LOVE FACTUALLY. Directed by Chris Weare. Written by and starring Alan Committie. At Theatre on the Bay, Tuesday to Friday at 8pm, and Saturday at 5pm and 8pm, until May 14. STEYN DU TOIT reviews.
FROM Lady and the Tramp’s lip- locking while sucking spaghetti, to Kate and Leo posing for a tandem crucifixion selfie at the front of the doomed Titanic, the history of cinema is full of iconic romantic moments.
Opening to our (recently single) hero sipping a slushy in a cinema while a soaking wet Andie MacDowell tells Hugh Grant she hadn’t noticed she was standing in the rain, Alan Committie’s Love Factually takes its cue from these and other several other well-known movie scenes. But that’s pretty much where the honeymoon period ends. Sadly, as many of us know only too well, when the the auditorium’s lights go back on it’s an entirely different love game altogether.

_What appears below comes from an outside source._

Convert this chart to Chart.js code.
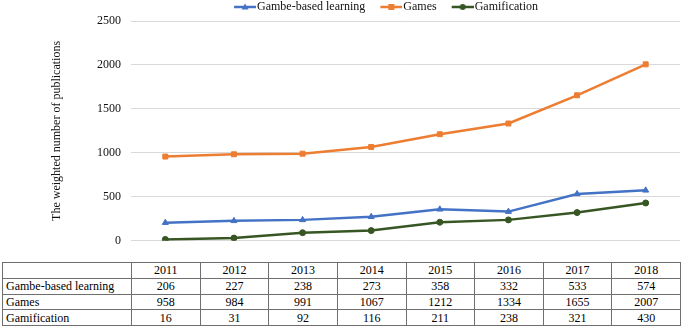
<!DOCTYPE html>
<html>
<head>
<meta charset="utf-8">
<script src="https://cdn.jsdelivr.net/npm/chart.js@4"></script>
<style>
  html,body{margin:0;padding:0;background:#fff;}
  #wrap{position:relative;width:685px;height:327px;overflow:hidden;}
  #chartBox{position:absolute;left:0;top:0;width:685px;height:258px;}
  #tbl{position:absolute;left:2px;top:262px;border-collapse:collapse;table-layout:fixed;
       font-family:'Liberation Serif',serif;font-size:12px;color:#000;}
  #tbl td{border:1px solid #6f6f6f;height:14.75px;line-height:14px;padding:0;text-align:center;white-space:nowrap;overflow:hidden;}
  #tbl td:first-child{text-align:left;padding-left:3px;}
</style>
</head>
<body>
<div id="wrap">
  <div id="chartBox"><canvas id="c"></canvas></div>
  <table id="tbl"></table>
</div>
<script>
// 연도 / 시리즈 값
const years=['2011','2012','2013','2014','2015','2016','2017','2018'];
const gblValues=[206,227,238,273,358,332,533,574];
const gamesValues=[958,984,991,1067,1212,1334,1655,2007];
const gamificationValues=[16,31,92,116,211,238,321,430];
const seriesNames=['Gambe-based learning','Games','Gamification'];
const yTicks=[0,500,1000,1500,2000,2500];

const FONT="'Liberation Serif', serif";
const COLORS=['#4472C4','#ED7D31','#375623'];
const STYLES=['triangle','rect','circle'];

Chart.defaults.font.family=FONT;
Chart.defaults.font.size=12;
Chart.defaults.color='#111';

// 범례 아이콘: 선 + 마커 (왼쪽은 여백)
function legendIcon(color,style){
  const cv=document.createElement('canvas');
  cv.width=42; cv.height=10;
  const g=cv.getContext('2d');
  g.strokeStyle=color; g.fillStyle=color; g.lineWidth=2.5;
  g.beginPath(); g.moveTo(20,5); g.lineTo(42,5); g.stroke();
  const cx=31,cy=5;
  g.beginPath();
  if(style==='triangle'){ g.moveTo(cx,cy-3.5); g.lineTo(cx+3.5,cy+2.5); g.lineTo(cx-3.5,cy+2.5); g.closePath(); }
  else if(style==='rect'){ g.rect(cx-3,cy-3,6,6); }
  else { g.arc(cx,cy,3,0,Math.PI*2); }
  g.fill();
  return cv;
}

const allValues=[gblValues,gamesValues,gamificationValues];
const datasets=allValues.map((vals,i)=>({
  label:seriesNames[i],
  data:vals,
  borderColor:COLORS[i],
  backgroundColor:COLORS[i],
  borderWidth:2.5,
  pointStyle:STYLES[i],
  pointRadius:STYLES[i]==='circle'?3:3.5,
  pointBorderWidth:1,
  tension:0,
  _icon:legendIcon(COLORS[i],STYLES[i])
}));

// 범례 위치 보정 (원본처럼 오른쪽으로)
const legendShift={
  id:'legendShift',
  afterLayout(c){
    if(!c.legend) return;
    c.legend.left+=36; c.legend.right+=36;
    c.legend.top+=2; c.legend.bottom+=2;
  }
};

const chart=new Chart(document.getElementById('c'),{
  type:'line',
  data:{labels:years,datasets},
  options:{
    responsive:true,maintainAspectRatio:false,animation:false,
    layout:{padding:{left:0,right:0,top:-1,bottom:7}},
    plugins:{
      tooltip:{enabled:false},
      legend:{
        position:'top',
        labels:{
          font:{family:FONT,size:12},color:'#111',
          usePointStyle:true,pointStyleWidth:32,padding:0,
          generateLabels(ch){
            return ch.data.datasets.map((d,i)=>({
              text:d.label,pointStyle:d._icon,fillStyle:d.borderColor,
              strokeStyle:d.borderColor,lineWidth:0,hidden:false,datasetIndex:i,fontColor:'#111'
            }));
          }
        }
      }
    },
    scales:{
      x:{display:false,offset:true},
      y:{
        min:0,max:2500,
        afterBuildTicks(s){ s.ticks=yTicks.map(v=>({value:v})); },
        afterFit(s){ s.width=131; },
        border:{display:false},
        grid:{color:'#d9d9d9',lineWidth:1,drawTicks:false},
        ticks:{font:{family:FONT,size:12},color:'#111',padding:10,callback:v=>String(v)},
        title:{display:true,text:'The weighted number of publications',
               font:{family:FONT,size:12},color:'#111',padding:{top:50,bottom:0}}
      }
    }
  },
  plugins:[legendShift]
});

// 데이터 표 (x 축 눈금 폭에 맞춤)
function buildTable(){
  const xs=chart.scales.x;
  const colW=xs.width/years.length;
  const firstW=xs.left-2;
  const tbl=document.getElementById('tbl');
  let html='<colgroup><col style="width:'+firstW+'px">';
  years.forEach(()=>{ html+='<col style="width:'+colW+'px">'; });
  html+='</colgroup><tr><td></td>'+years.map(y=>'<td>'+y+'</td>').join('')+'</tr>';
  allValues.forEach((vals,i)=>{
    html+='<tr><td>'+seriesNames[i]+'</td>'+vals.map(v=>'<td>'+v+'</td>').join('')+'</tr>';
  });
  tbl.innerHTML=html;
  tbl.style.width=(firstW+xs.width)+'px';
}
buildTable();
if(document.fonts&&document.fonts.ready){ document.fonts.ready.then(()=>chart.update()); }
</script>
</body>
</html>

That’s because real life has no script or guarantees for a happily-ever-after. How, then, does one find a way to merge the ideologies from the scripted silver screen to the reality that is your own (often) disastrous romantic life?
Written by Committie and directed by Chris Weare, this is not so much a piece that tries to provide answers to this question, but rather one that aims to find the funny in these crazy matters of the heart. The giggles in the pauses between sentences, if you will.
Blurbed as “more tales from the Caveman” – a reference to Committie’s longstanding stint in the Rob Becker comedy (he did 947 performances in total) – the production arrives in Cape Town following a successful run in Johannesburg.
In a routine that merges traditional stand-up with a fictional character (also named Alan) narrative that may or may not be himself, we then follow the funny-man through a journey that begins with him telling us of his relationship woes involving a woman named Melissa.
Flanked by giant cartoon-like cut-outs resembling a sperm and female egg cell respectively, a lot of what’s happening on stage humorously revolves around the idea of the battle of the sexes. Packed full of Committie’s usual puns, quips and improvisations, what inevitably follows is a jolly evening to the theatre.
Made up of a cheerful row of cinema seats, duvets, splashes of popcorn and a series of video projections featuring character skits and flow-charts, the set was designed by Committie, and constructed by Whacked Management (under John Vlismas).
While it is impossible to be a comedian in South Africa and not make reference to local politics or stereotypes during your routine, where Committie has always had the edge over other comics has been in the way that he never goes for the obvious.
In fact, listen carefully to how he delivers his punch lines in Love Factually. You won’t hear specific names, scandals or references, yet they are very much present throughout.
Those comedians who still joke about Eskom, Zuma and how black people can’t swim and white people can’t dance should go see this show. And take notes. But for the majority of the time this is a piece about relationships. While the idea of starting a whole new journey of showing another person all your quirks and morning routines can be a terrifying prospect, if approached with the right attitude there are also fantastic moments of laughter and irony along the way.
A two-act routine full of outrageous proposals, hilarious side-tracks and fun audience interaction (don’t sit in the first three rows if you’re going to be a sourpuss), Love Factually leaves its viewer feeling slightly giddy. That’s a good thing. Especially if you’re going with a romantic partner.
Which brings me to my final point. Melissa, if you’re reading this, please give Alan another chance. He really likes you. And we’re all rooting for you two.